Once I got past the fact that there are no time signatures throughout and no bar lines for several pages, I started to look for and find the structure and order within the piece.
For those of us who are interested in learning Shapeshifter, I am glad that there are several recordings of this piece available to help guide us. So, if you are not a cellist, just enjoy listening to Shapeshifter; if you are, order the score and get out a pencil and your metronome.

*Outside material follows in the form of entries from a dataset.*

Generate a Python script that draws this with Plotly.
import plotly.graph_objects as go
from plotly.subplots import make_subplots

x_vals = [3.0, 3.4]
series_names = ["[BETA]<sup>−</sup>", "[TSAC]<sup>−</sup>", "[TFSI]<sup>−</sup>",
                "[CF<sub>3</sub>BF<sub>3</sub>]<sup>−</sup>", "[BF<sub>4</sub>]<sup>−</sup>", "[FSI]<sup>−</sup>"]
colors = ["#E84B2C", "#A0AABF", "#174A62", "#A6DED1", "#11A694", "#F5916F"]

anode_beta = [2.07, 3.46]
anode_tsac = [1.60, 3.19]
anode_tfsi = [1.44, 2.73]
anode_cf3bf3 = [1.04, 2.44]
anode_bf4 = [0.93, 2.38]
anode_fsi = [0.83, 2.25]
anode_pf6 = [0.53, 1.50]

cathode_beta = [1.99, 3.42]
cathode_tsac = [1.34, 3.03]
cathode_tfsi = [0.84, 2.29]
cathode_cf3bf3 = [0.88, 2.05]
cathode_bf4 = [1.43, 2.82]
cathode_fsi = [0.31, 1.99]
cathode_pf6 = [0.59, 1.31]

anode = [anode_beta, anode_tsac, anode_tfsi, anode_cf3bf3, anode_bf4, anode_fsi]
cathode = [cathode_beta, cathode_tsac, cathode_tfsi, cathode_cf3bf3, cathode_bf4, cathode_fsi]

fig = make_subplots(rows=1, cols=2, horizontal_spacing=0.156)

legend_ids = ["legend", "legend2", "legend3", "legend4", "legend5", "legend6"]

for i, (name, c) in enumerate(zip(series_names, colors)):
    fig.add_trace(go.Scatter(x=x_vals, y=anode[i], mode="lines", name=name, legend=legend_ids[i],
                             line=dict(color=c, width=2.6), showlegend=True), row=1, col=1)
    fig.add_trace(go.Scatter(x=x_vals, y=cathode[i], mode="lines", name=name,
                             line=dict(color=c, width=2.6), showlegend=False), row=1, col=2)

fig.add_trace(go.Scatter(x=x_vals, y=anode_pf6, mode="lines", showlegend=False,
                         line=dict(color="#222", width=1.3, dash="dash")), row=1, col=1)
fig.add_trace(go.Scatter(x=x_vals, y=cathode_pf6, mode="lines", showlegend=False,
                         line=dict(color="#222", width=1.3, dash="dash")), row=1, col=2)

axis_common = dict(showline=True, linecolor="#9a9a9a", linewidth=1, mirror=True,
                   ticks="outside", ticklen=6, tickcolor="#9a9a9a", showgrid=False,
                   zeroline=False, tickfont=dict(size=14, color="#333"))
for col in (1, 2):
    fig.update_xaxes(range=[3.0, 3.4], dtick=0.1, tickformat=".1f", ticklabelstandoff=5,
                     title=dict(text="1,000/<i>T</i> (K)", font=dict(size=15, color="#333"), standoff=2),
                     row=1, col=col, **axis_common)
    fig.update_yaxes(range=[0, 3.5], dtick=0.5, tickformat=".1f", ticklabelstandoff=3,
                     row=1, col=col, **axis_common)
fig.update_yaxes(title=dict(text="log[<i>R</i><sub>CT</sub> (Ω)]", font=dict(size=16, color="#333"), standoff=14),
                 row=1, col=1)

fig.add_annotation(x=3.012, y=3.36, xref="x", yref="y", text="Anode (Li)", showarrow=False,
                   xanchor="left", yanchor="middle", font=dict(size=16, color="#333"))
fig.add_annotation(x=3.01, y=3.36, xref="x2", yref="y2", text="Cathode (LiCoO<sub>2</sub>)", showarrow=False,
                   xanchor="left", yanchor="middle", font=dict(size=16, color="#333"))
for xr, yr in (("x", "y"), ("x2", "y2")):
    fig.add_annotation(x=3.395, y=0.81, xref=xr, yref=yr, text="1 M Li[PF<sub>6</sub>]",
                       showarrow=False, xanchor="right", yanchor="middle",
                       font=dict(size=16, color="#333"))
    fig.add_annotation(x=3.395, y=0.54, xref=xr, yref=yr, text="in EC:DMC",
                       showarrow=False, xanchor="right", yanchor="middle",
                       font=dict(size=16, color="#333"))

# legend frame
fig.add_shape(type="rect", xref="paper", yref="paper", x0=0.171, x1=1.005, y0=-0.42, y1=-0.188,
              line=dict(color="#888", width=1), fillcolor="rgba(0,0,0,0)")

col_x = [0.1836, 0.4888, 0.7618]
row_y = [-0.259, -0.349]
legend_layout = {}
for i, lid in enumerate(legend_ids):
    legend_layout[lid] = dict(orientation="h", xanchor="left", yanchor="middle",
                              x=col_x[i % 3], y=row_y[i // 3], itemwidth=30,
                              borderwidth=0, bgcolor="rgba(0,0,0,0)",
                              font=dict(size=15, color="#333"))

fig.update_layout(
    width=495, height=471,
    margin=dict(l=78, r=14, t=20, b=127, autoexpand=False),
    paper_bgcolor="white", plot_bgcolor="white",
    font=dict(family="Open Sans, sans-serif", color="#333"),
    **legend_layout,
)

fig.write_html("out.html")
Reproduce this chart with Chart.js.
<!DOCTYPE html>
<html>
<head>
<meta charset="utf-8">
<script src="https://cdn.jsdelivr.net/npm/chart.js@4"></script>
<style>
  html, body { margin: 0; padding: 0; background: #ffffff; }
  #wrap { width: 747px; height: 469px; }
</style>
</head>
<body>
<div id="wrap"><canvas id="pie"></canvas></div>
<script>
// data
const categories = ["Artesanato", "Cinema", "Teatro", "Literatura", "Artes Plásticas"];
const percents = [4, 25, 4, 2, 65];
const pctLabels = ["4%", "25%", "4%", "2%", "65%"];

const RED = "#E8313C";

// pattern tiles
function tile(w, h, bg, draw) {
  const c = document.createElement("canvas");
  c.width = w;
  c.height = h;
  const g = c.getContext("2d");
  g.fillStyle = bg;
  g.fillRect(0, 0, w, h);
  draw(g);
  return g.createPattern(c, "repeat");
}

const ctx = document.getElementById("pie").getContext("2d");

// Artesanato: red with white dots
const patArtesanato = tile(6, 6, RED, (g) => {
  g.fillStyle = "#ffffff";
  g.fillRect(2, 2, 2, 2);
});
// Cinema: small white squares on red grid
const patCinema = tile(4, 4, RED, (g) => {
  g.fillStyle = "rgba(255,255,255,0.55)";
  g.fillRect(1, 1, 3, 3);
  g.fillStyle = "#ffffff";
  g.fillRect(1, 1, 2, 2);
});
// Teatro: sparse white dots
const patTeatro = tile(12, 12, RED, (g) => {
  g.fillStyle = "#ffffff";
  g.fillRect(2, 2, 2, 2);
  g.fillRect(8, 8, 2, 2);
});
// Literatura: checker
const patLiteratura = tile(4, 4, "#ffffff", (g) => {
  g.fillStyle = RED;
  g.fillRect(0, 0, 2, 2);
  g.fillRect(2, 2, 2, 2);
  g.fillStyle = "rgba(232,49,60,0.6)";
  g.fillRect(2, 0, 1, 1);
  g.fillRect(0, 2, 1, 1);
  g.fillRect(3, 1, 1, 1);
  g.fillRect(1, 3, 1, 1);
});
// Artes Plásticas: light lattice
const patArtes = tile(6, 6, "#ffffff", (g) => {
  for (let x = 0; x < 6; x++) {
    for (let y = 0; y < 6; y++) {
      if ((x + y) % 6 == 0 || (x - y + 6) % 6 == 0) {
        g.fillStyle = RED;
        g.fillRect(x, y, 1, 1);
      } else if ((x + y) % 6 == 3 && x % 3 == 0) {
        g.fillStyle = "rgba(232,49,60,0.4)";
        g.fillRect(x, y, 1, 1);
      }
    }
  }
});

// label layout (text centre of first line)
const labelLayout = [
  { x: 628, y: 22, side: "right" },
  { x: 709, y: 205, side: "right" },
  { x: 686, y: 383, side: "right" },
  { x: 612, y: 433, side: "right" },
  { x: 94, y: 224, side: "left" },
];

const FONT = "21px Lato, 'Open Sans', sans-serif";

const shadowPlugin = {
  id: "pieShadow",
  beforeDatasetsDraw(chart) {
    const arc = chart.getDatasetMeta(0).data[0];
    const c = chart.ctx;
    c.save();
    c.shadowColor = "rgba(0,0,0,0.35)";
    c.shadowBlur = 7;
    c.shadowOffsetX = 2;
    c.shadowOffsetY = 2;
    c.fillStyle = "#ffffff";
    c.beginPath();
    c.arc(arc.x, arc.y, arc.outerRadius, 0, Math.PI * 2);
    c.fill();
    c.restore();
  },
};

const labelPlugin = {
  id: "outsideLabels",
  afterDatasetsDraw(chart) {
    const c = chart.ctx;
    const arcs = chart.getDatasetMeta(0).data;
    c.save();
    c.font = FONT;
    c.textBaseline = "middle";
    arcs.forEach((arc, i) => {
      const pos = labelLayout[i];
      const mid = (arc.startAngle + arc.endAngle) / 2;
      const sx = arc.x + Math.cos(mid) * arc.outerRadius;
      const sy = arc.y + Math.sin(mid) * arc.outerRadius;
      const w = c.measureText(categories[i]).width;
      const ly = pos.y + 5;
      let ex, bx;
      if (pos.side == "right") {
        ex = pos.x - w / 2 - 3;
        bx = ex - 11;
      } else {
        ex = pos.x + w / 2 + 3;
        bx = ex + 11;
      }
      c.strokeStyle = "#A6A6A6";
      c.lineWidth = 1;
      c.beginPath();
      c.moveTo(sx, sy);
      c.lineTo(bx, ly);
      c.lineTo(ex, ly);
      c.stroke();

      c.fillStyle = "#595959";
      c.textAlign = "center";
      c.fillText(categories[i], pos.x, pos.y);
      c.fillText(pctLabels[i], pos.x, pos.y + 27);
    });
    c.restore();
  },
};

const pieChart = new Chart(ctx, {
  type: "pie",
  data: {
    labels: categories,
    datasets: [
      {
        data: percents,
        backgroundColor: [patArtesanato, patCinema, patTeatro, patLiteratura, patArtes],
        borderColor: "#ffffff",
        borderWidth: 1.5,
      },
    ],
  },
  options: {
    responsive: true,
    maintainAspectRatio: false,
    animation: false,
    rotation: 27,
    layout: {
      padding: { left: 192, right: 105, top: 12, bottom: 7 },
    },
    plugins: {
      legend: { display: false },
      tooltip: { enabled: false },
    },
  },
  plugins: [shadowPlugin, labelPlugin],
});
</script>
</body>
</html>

If you are interested in performing Shapeshifter, make sure you have access to an iPad, and foot pedal, as there is no place to turn pages throughout the piece. If you are someone who can memorize easily, kudos to you!
September Postcard #3
- Title: Sonata for Solo Cello
- Composer: Adolphus Hailstork
- Instrumentation: unaccompanied cello
- Year Published: 2012
- Movements: Moderato, Moderato, Moderato
- Duration of Work: 17:00
- Number of Measures: 145, 119, 168
- Number of Pages: 13
- Tempo: dotted quarter = 52, 72, 82; dotted quarter = 36, 40, 52; quarter = 54, 110, dotted quarter = 66, 70
- Difficulty Level: intermediate, advanced, advanced
- Highest Position Reached: thumb
- Technique Employed: bass, tenor, and treble clefs; 2/8, 3/8, 5/8, 6/8, 7/8, 8/8, 9/8, 12/8, 2/4, and 3/4 time signatures; triplets, double, triple and quadruple stops; many accidentals, grace notes, trills, pizzicato, harmonics
- Publisher: Theodore Presser
- Where to Purchase:
![]() look inside |
Sonata For Solo Cello Composed by Adolphus Hailstork. Sws. Contemporary. Solo part. With Standard notation. Composed 2013. 16 pages. Duration 17 minutes. Theodore Presser Company #114-41658. Published by Theodore Presser Company (PR.114416580). |
- Cost of Sheet Music*: $18.99
Recordings
First and second movements:
Third movement:
PROGRAM NOTES
“Hailstork’s Sonata for Solo Cello is a 17-minute journey through musical depths. Each of its three movements explores a spectrum of moods and tempi, with thoroughly braided paths of interrelated themes. While the sonata starts with a wink at Bach, as a diving-in point, its development and overall profundity are more akin to the monuments of later musical literature.” – score
CELLIST’S GUIDE
If you enjoyed Hailstork’s Theme and Variations on Draw the Sacred Circle Closer featured in the April postcards as I did, you will probably like his Sonata for Solo Cello, as both works share a similar sensibility.
The first movement is definitely less technically challenging than the second and third movements and easier to count as well. With the exception of seven measures, the first Moderato is written in 6/8 or 9/8 time and can be counted in two or three beats per bar. Though late intermediate players may have little experience with these meters, I don’t think they will find this movement beyond them. Advanced and professional players will encounter double stops, frequent meter changes, and chromatic passages to sink their teeth into the other movements.